Experts say the best way to approach a job search is to research and target the companies you most want to work for. Visiting company career sites is a great way to do so. Applying through a company job site lets the employer know that you were interested enough in the company to come to its Web site.

= Publish your resume on your own Web page. Since many employers now require resumes to be submitted in an unattractive and unadorned text/scannable format, publishing your resume on the Web gives employers 24/7 access to a more graphically pleasing version of your resume.
If you want to find free web space, go here.

= Be sure to pay attention to employers'/recruiters' instructions for submitting your resume in response to their ads. Do they want you to send it via e-mail as a Word attachment? Via e-mail with your resume in text form in the body of the e-mail? Faxed? Mailed?
Make sure you know how to do what the employer is asking.
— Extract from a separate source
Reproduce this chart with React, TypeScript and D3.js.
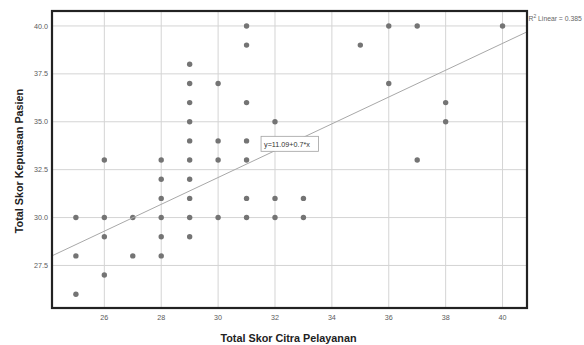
import React, { useRef, useEffect } from "react";
import * as d3 from "d3";

// Total Skor Citra Pelayanan (x) vs Total Skor Kepuasan Pasien (y)
const citraScores = [
  25, 25, 25,
  26, 26, 26, 26,
  27, 27,
  28, 28, 28, 28, 28, 28,
  29, 29, 29, 29, 29, 29, 29, 29, 29, 29,
  30, 30, 30, 30,
  31, 31, 31, 31, 31, 31, 31,
  32, 32, 32,
  33, 33,
  35,
  36, 36,
  37, 37,
  38, 38,
  40,
];
const kepuasanScores = [
  30, 28, 26,
  33, 30, 29, 27,
  30, 28,
  33, 32, 31, 30, 29, 28,
  38, 37, 36, 35, 34, 33, 32, 31, 30, 29,
  37, 34, 33, 30,
  40, 39, 36, 34, 33, 31, 30,
  35, 31, 30,
  31, 30,
  39,
  40, 37,
  40, 33,
  36, 35,
  40,
];
const xTicks = [26, 28, 30, 32, 34, 36, 38, 40];
const yTicks = [27.5, 30, 32.5, 35, 37.5, 40];
const fitIntercept = 11.09;
const fitSlope = 0.7;
const fitLabel = "y=11.09+0.7*x";
const rSquared = "0.385";

const ScatterFit = () => {
  const chartRef = useRef<SVGSVGElement>(null);

  useEffect(() => {
    const svg = d3.select(chartRef.current);
    svg.selectAll("*").remove();

    const left = 52;
    const top = 11;
    const right = 527;
    const bottom = 308;
    const font = "Liberation Sans, Arial, sans-serif";

    const x = d3.scaleLinear().domain([24.16, 40.86]).range([left, right]);
    const y = d3.scaleLinear().domain([25.28, 40.78]).range([bottom, top]);

    const data = citraScores.map((c, i) => ({ x: c, y: kepuasanScores[i] }));

    // grid
    svg
      .append("g")
      .selectAll("line")
      .data(xTicks)
      .enter()
      .append("line")
      .attr("x1", (d) => x(d))
      .attr("x2", (d) => x(d))
      .attr("y1", top)
      .attr("y2", bottom)
      .attr("stroke", "#d4d4d4")
      .attr("stroke-width", 1);
    svg
      .append("g")
      .selectAll("line")
      .data(yTicks)
      .enter()
      .append("line")
      .attr("x1", left)
      .attr("x2", right)
      .attr("y1", (d) => y(d))
      .attr("y2", (d) => y(d))
      .attr("stroke", "#d4d4d4")
      .attr("stroke-width", 1);

    // points
    svg
      .append("g")
      .selectAll("circle")
      .data(data)
      .enter()
      .append("circle")
      .attr("cx", (d) => x(d.x))
      .attr("cy", (d) => y(d.y))
      .attr("r", 2.7)
      .attr("fill", "#747474");

    // fit line
    const [x0, x1] = x.domain();
    svg
      .append("line")
      .attr("x1", x(x0))
      .attr("y1", y(fitIntercept + fitSlope * x0))
      .attr("x2", x(x1))
      .attr("y2", y(fitIntercept + fitSlope * x1))
      .attr("stroke", "#a8a8a8")
      .attr("stroke-width", 1);

    // equation label
    const lx = x(31.51);
    const ly = y(34.24);
    svg
      .append("rect")
      .attr("x", lx)
      .attr("y", ly)
      .attr("width", 57.5)
      .attr("height", 15)
      .attr("fill", "#fff")
      .attr("stroke", "#a0a0a0")
      .attr("stroke-width", 0.8);
    svg
      .append("text")
      .attr("x", lx + 3)
      .attr("y", ly + 10.5)
      .attr("font-family", font)
      .attr("font-size", 7.2)
      .attr("fill", "#333")
      .text(fitLabel);

    // frame
    svg
      .append("rect")
      .attr("x", left)
      .attr("y", top)
      .attr("width", right - left)
      .attr("height", bottom - top)
      .attr("fill", "none")
      .attr("stroke", "#222")
      .attr("stroke-width", 2.2);

    // tick labels
    svg
      .append("g")
      .selectAll("text")
      .data(xTicks)
      .enter()
      .append("text")
      .attr("x", (d) => x(d))
      .attr("y", 320)
      .attr("text-anchor", "middle")
      .attr("font-family", font)
      .attr("font-size", 7.2)
      .attr("fill", "#5a5a5a")
      .text((d) => d);
    svg
      .append("g")
      .selectAll("text")
      .data(yTicks)
      .enter()
      .append("text")
      .attr("x", 48)
      .attr("y", (d) => y(d) + 2.6)
      .attr("text-anchor", "end")
      .attr("font-family", font)
      .attr("font-size", 7.2)
      .attr("fill", "#5a5a5a")
      .text((d) => d3.format(".1f")(d));

    // axis titles
    svg
      .append("text")
      .attr("x", 288.5)
      .attr("y", 341.5)
      .attr("text-anchor", "middle")
      .attr("font-family", font)
      .attr("font-weight", "bold")
      .attr("font-size", 10.8)
      .attr("fill", "#222")
      .text("Total Skor Citra Pelayanan");
    svg
      .append("text")
      .attr("transform", "translate(23,161) rotate(-90)")
      .attr("text-anchor", "middle")
      .attr("font-family", font)
      .attr("font-weight", "bold")
      .attr("font-size", 10.8)
      .attr("fill", "#222")
      .text("Total Skor Kepuasan Pasien");

    // R squared
    const r2 = svg
      .append("text")
      .attr("x", 528.5)
      .attr("y", 21)
      .attr("font-family", font)
      .attr("font-size", 6.8)
      .attr("fill", "#666");
    r2.append("tspan").text("R");
    r2.append("tspan").attr("dy", -3).attr("font-size", 5).text("2");
    r2.append("tspan").attr("dy", 3).text(` Linear = ${rSquared}`);
  }, []);

  return (
    <svg
      ref={chartRef}
      width={584}
      height={345}
      style={{ position: "absolute", left: 0, top: 0, background: "#fff" }}
    />
  );
};

export default function App() {
  return <ScatterFit />;
}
If you frequently send your resume as an e-mail attachment, experiment with sending it to several friends' computers to make sure it looks consistent and nicely formatted.

= Connect with social networking sites. You can use your profiles on sites like LinkedIn, Facebook, Twitter, and ZoomInfo for professional benefits.
The sites let you highlight your work experience and achievements, learn about new job openings from your contacts, or keep a mini blog about your accomplishments or your job-search progress.

= Monitor your online appearance. Do an Internet search on your name, and examine the list of search results. Are there questionable photos you should "un-tag" or inappropriate comments you should delete?
Use the privacy settings on your profiles, and be discreet about people you let into your networks and the information you share.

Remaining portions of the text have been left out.